Macau daily gaming round-up

macau skyline 1Macau’s gaming industry revenue will increase 20 percent in the current year according to a revised estimate by Morgan Stanley. Analysts Praveen K. Choudhary and Katherine Sun reported the 5 percent increase from their original estimate was due to recent growth in both the VIP and mass market sectors. The two still have a preference towards firms on the Cotai strip, namely Melco Crown Entertainment, Galaxy Entertainment Group and Sands China. They also joined the former in projecting they have the most to gain from the opening of Sands Cotai Central, adding that Melco Crown will “benefit most” from the new venue and competitors will “lose market share” as a result. In addition they expect the VIP market to rebound, stating: “We are at the inflection point as we do not expect negative growth rate for VIP rolling chips seen in 2009.”

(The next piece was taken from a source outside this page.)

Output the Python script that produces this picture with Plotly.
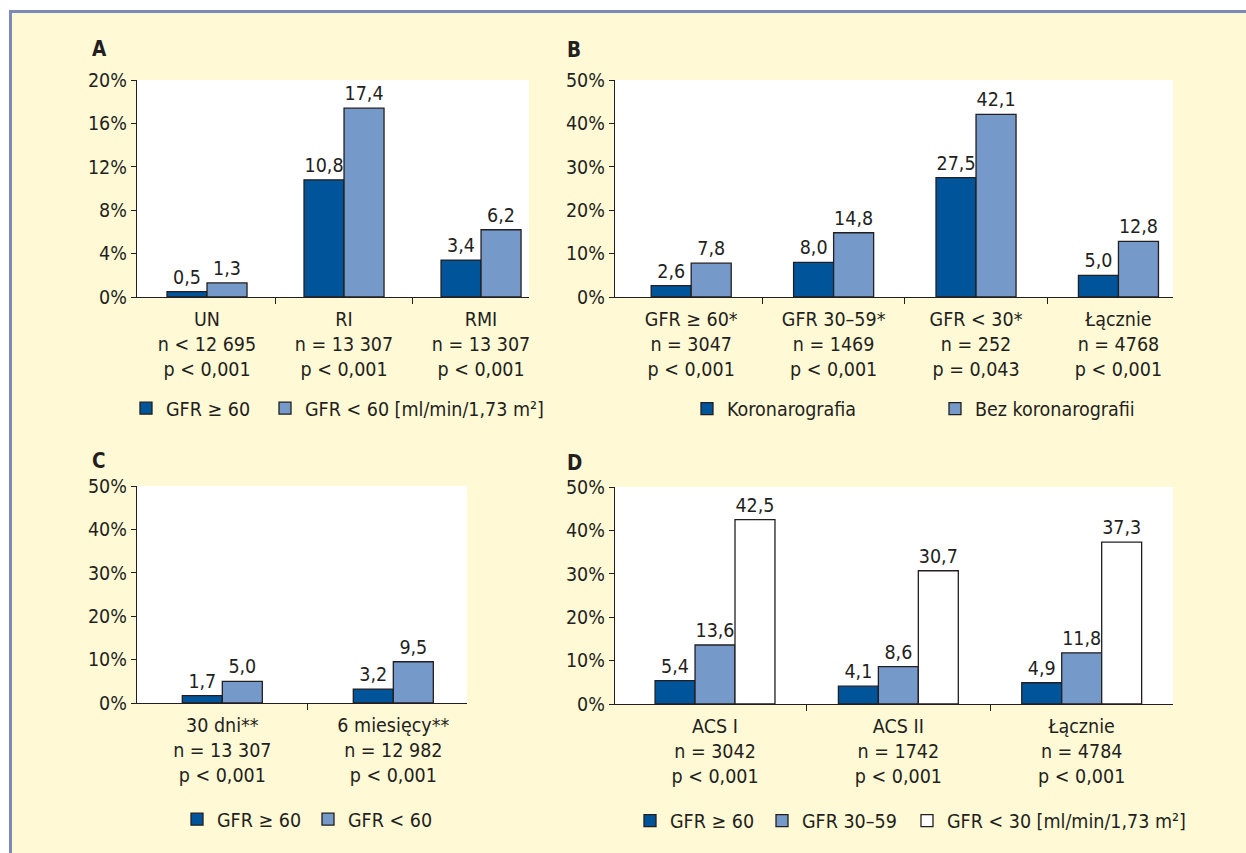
import plotly.graph_objects as go

W, H = 1246, 853

# ---------------- data ----------------
a_cats = ["UN<br>n < 12 695<br>p < 0,001", "RI<br>n = 13 307<br>p < 0,001", "RMI<br>n = 13 307<br>p < 0,001"]
a_gfr_ge60 = [0.5, 10.8, 3.4]
a_gfr_lt60 = [1.3, 17.4, 6.2]
a_ticks = [0, 4, 8, 12, 16, 20]

b_cats = ["GFR ≥ 60*<br>n = 3047<br>p < 0,001", "GFR 30–59*<br>n = 1469<br>p < 0,001",
          "GFR < 30*<br>n = 252<br>p = 0,043", "Łącznie<br>n = 4768<br>p < 0,001"]
b_koro = [2.6, 8.0, 27.5, 5.0]
b_bez = [7.8, 14.8, 42.1, 12.8]

c_cats = ["30 dni**<br>n = 13 307<br>p < 0,001", "6 miesięcy**<br>n = 12 982<br>p < 0,001"]
c_gfr_ge60 = [1.7, 3.2]
c_gfr_lt60 = [5.0, 9.5]

d_cats = ["ACS I<br>n = 3042<br>p < 0,001", "ACS II<br>n = 1742<br>p < 0,001", "Łącznie<br>n = 4784<br>p < 0,001"]
d_gfr_ge60 = [5.4, 4.1, 4.9]
d_gfr_30_59 = [13.6, 8.6, 11.8]
d_gfr_lt30 = [42.5, 30.7, 37.3]
ticks_50 = [0, 10, 20, 30, 40, 50]

panel_letters = ["A", "B", "C", "D"]

# ---------------- style ----------------
FONT = "Liberation Sans Narrow, DejaVu Sans Condensed, sans-serif"
TXT = "#231f20"
DARK = "#00559a"
LIGHT = "#7599c8"
WHITE = "#ffffff"
BG = "#fff9d5"
FRAME = "#7b8ab8"
FS = 19.5


def fmt(vals):
    return [f"{v:.1f}".replace(".", ",") for v in vals]


def px_x(p):
    return p / W


def px_y(p):
    return 1 - p / H


fig = go.Figure()
legend_defs = {}
leg_counter = [0]


def add_bar(vals, color, name, xa, ya, width, offset, leg_text_x, leg_y):
    leg_counter[0] += 1
    key = "legend" if leg_counter[0] == 1 else f"legend{leg_counter[0]}"
    legend_defs[key] = dict(
        orientation="h", x=px_x(leg_text_x - 40), y=px_y(leg_y), xanchor="left", yanchor="middle",
        bgcolor="rgba(0,0,0,0)", borderwidth=0,
        font=dict(family=FONT, size=FS, color=TXT), itemclick=False, itemdoubleclick=False)
    fig.add_trace(go.Bar(
        x=list(range(len(vals))), y=vals, name=name,
        marker=dict(color=color, line=dict(color=TXT, width=1.3)),
        width=width, offset=offset,
        text=fmt(vals), textposition="outside", cliponaxis=False,
        textfont=dict(family=FONT, size=FS, color=TXT),
        xaxis=xa, yaxis=ya, legend=key, showlegend=True,
        hoverinfo="skip",
    ))


# Panel A
wA = 0.292
add_bar(a_gfr_ge60, DARK, "GFR ≥ 60", "x", "y", wA, -wA, 166, 408.5)
add_bar(a_gfr_lt60, LIGHT, "GFR < 60 [ml/min/1,73 m²]", "x", "y", wA, 0, 305, 408.5)
# Panel B
wB = 0.281
add_bar(b_koro, DARK, "Koronarografia", "x2", "y2", wB, -wB, 727, 409)
add_bar(b_bez, LIGHT, "Bez koronarografii", "x2", "y2", wB, 0, 975, 409)
# Panel C
wC = 0.234
add_bar(c_gfr_ge60, DARK, "GFR ≥ 60", "x3", "y3", wC, -wC, 217, 819.5)
add_bar(c_gfr_lt60, LIGHT, "GFR < 60", "x3", "y3", wC, 0, 348, 819.5)
# Panel D
wD = 0.218
add_bar(d_gfr_ge60, DARK, "GFR ≥ 60", "x4", "y4", wD, -1.5 * wD, 670, 821)
add_bar(d_gfr_30_59, LIGHT, "GFR 30–59", "x4", "y4", wD, -0.5 * wD, 802, 821)
add_bar(d_gfr_lt30, WHITE, "GFR < 30 [ml/min/1,73 m²]", "x4", "y4", wD, 0.5 * wD, 947, 821)


def xaxis(dom, rng, cats, anchor):
    n = len(cats)
    return dict(
        domain=[px_x(dom[0]), px_x(dom[1])], range=rng, anchor=anchor, automargin=False,
        tickmode="array", tickvals=list(range(n)), ticktext=cats,
        ticks="outside", ticklen=4, tickcolor="rgba(0,0,0,0)",
        minor=dict(tickmode="array", tickvals=[i + 0.5 for i in range(n - 1)],
                   ticks="outside", ticklen=6, tickcolor=TXT, tickwidth=1.3, showgrid=False),
        showline=True, linecolor=TXT, linewidth=1.3, showgrid=False, zeroline=False,
        tickfont=dict(family=FONT, size=FS, color=TXT), fixedrange=True,
    )


def yaxis(dom, tv, anchor):
    return dict(
        domain=[px_y(dom[1]), px_y(dom[0])], range=[tv[0], tv[-1]], anchor=anchor, automargin=False,
        tickmode="array", tickvals=tv, ticktext=[f"{t}%" for t in tv],
        ticks="outside", ticklen=5, tickcolor=TXT, tickwidth=1.3,
        showline=True, linecolor=TXT, linewidth=1.3, showgrid=False, zeroline=False,
        tickfont=dict(family=FONT, size=FS, color=TXT), fixedrange=True,
    )


fig.update_layout(
    width=W, height=H, margin=dict(l=0, r=0, t=0, b=0, autoexpand=False),
    paper_bgcolor=BG, plot_bgcolor=WHITE, barmode="overlay",
    font=dict(family=FONT, size=FS, color=TXT),
    xaxis=xaxis((137, 529), [-0.511, 2.350], a_cats, "y"),
    yaxis=yaxis((80, 297), a_ticks, "x"),
    xaxis2=xaxis((615, 1173), [-0.535, 3.383], b_cats, "y2"),
    yaxis2=yaxis((80, 297), ticks_50, "x2"),
    xaxis3=xaxis((137, 467), [-0.499, 1.431], c_cats, "y3"),
    yaxis3=yaxis((486, 703), ticks_50, "x3"),
    xaxis4=xaxis((615, 1173), [-0.5455, 2.498], d_cats, "y4"),
    yaxis4=yaxis((487, 704), ticks_50, "x4"),
    showlegend=True,
    **legend_defs,
)

# frame: white margins at top/left and blue-grey border
fig.add_shape(type="rect", xref="paper", yref="paper", x0=0, x1=1, y0=px_y(11), y1=1,
              fillcolor="white", line_width=0, layer="below")
fig.add_shape(type="rect", xref="paper", yref="paper", x0=0, x1=px_x(10), y0=0, y1=1,
              fillcolor="white", line_width=0, layer="below")
fig.add_shape(type="line", xref="paper", yref="paper", x0=px_x(10), x1=1, y0=px_y(11.5), y1=px_y(11.5),
              line=dict(color=FRAME, width=3), layer="below")
fig.add_shape(type="line", xref="paper", yref="paper", x0=px_x(10.5), x1=px_x(10.5), y0=0, y1=px_y(10),
              line=dict(color=FRAME, width=3), layer="below")

# panel letters
for letter, (lx, ly) in zip(panel_letters, [(90, 49), (565, 50), (90, 461), (565, 463)]):
    fig.add_annotation(text=f"<b>{letter}</b>", xref="paper", yref="paper", x=px_x(lx), y=px_y(ly),
                       xanchor="left", yanchor="middle", showarrow=False,
                       font=dict(family=FONT, size=FS + 1, color=TXT))

fig.write_html("out.html", include_plotlyjs=True, full_html=True,
               config={"displayModeBar": False},
               post_script="document.body.style.margin='0';document.body.style.overflow='hidden';")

Pansy Ho-backed Shun Tak Holdings is in talks to build a luxury hotel on the Cotai strip. South China Morning Post quotes Ho as stating an “ultra luxury hotel” will be built on the strip of land in Macau. It coincided with the conglomerate announcing a 10 percent drop in net income. Decreases in revenue from the company’s real estate arm were blamed for the HK$780.6 million (US$100.5 million) figure.

A leading Macau casino business CEO believes the industry should have a seat on the enclave’s legislative assembly. SJM Holdings CEO Ambrose So Shu Fai argued the gaming industry gives a “very important” contribution to the enclave’s economy and “should have a voice in the legislative assembly” as a result. It came after Stanley Au Chong Kit suggested an indirectly elected seat for the gaming industry.

The law has caught up with a casino junket accused of stealing MOP400,000 from a gambler. The 50-year-old was detained when trying to re-enter Macau and borrowed the money from a casino under another junket’s name. It was then loaned to a gambler and the crime only became known when the casino that used the junket requested the money be repaid. The suspect admitted to a “breach of trust” and is unable to pay the amount owed.